Skip to content

src/graph_builder

Phase 3+4 module for constructing the knowledge graph.

Functions

build_graph(cfg: dict) → nx.DiGraph

Build the complete knowledge graph from Parquet data files.

Parameters:

Name Type Description
cfg dict Project configuration dict

Returns: NetworkX directed graph containing all node types and edge types.

Process:

  1. Load all Parquet files (laureates, awards, publications, institutions, concepts)
  2. Add Laureate nodes with attributes
  3. Add Award nodes + WON_AWARD edges
  4. Add Work nodes + AUTHORED edges
  5. Add Concept nodes + INTRODUCES/APPLIES edges
  6. Add Field nodes + BELONGS_TO edges
  7. Detect and build CROSS_INSPIRED edges
  8. Build CITES edges from referenced works
  9. Build AWARDED_FOR edges linking awards to concepts

build_simplified_concept_graph(cfg: dict) → nx.DiGraph

Build a simplified concept-only graph.

Features:

  • Deduplicates concepts across papers
  • Stores node-level citation_by_year dictionaries
  • Uses CONCEPT_CITES edges with year-wise citation dictionaries

Parameters:

Name Type Description
cfg dict Project configuration dict

Returns: nx.DiGraph containing only concept nodes.
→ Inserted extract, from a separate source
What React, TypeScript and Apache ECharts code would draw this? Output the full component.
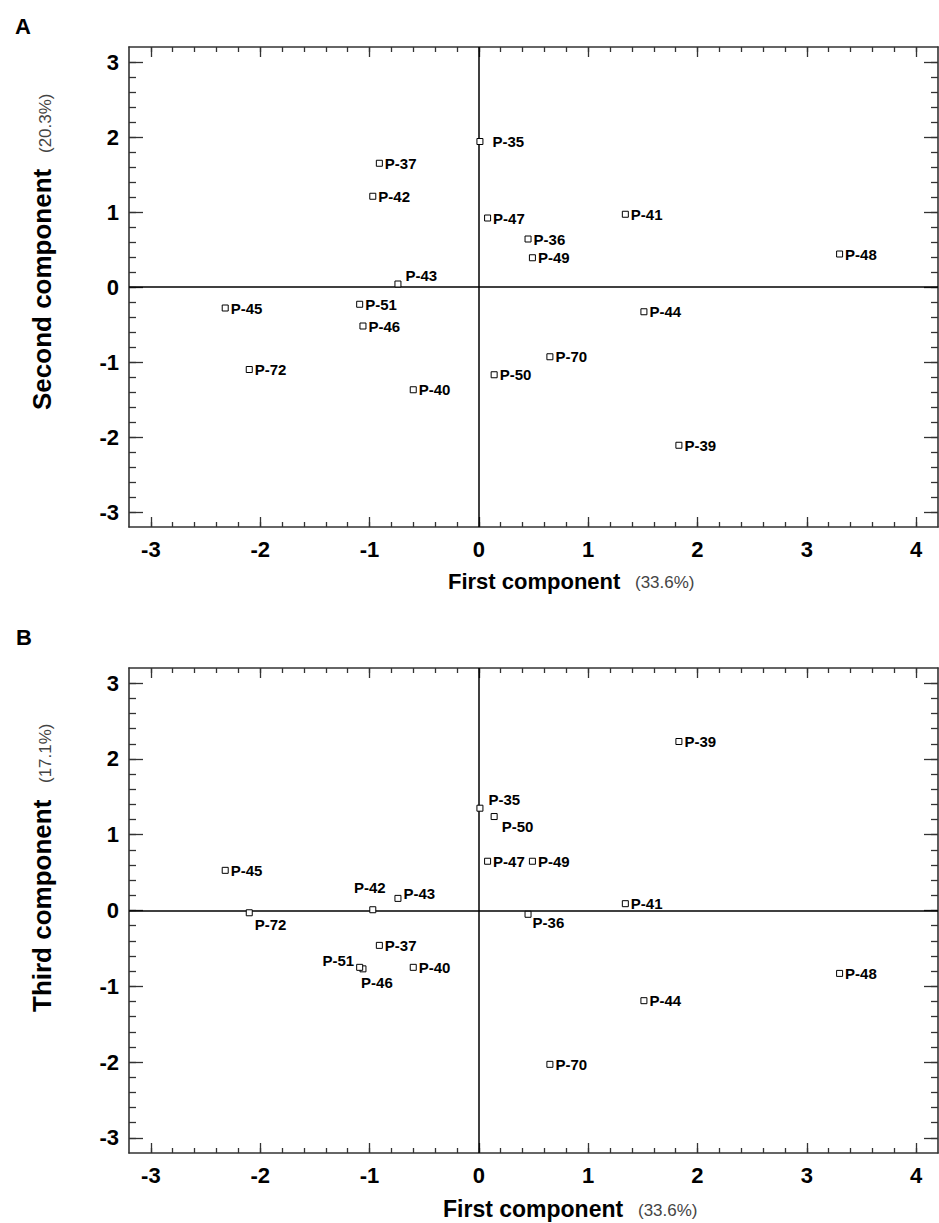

graph_to_json(G: nx.DiGraph) → dict

Convert a NetworkX graph to a JSON-serializable dictionary.

Parameters:

Name Type Description
G nx.DiGraph NetworkX directed graph

Returns: Dict with structure:

{
    "nodes": [
        {"id": "laureate_779", "type": "Laureate", "name": "...", ...},
        ...
    ],
    "edges": [
        {"source": "laureate_779", "target": "award_...", "type": "WON_AWARD", ...},
        ...
    ]
}

Print a summary of graph statistics:

  • Total nodes and edges
  • Breakdown by node type
  • Breakdown by edge type
  • Number of connected components

run() → None

Execute the full Phase 3+4 pipeline:

  1. Load configuration
  2. Build graph via build_graph()
  3. Print statistics
  4. Export to knowledge_graph.json
  5. Export node/edge files separately
  6. Export GraphML format
  7. Build and export simplified concept graph (JSON + GraphML)

GraphML Compatibility Note

GraphML does not support nested values such as dictionaries/lists. Before GraphML export, complex attributes are serialized into JSON strings, so fields like citation_by_year can be stored safely in .graphml files.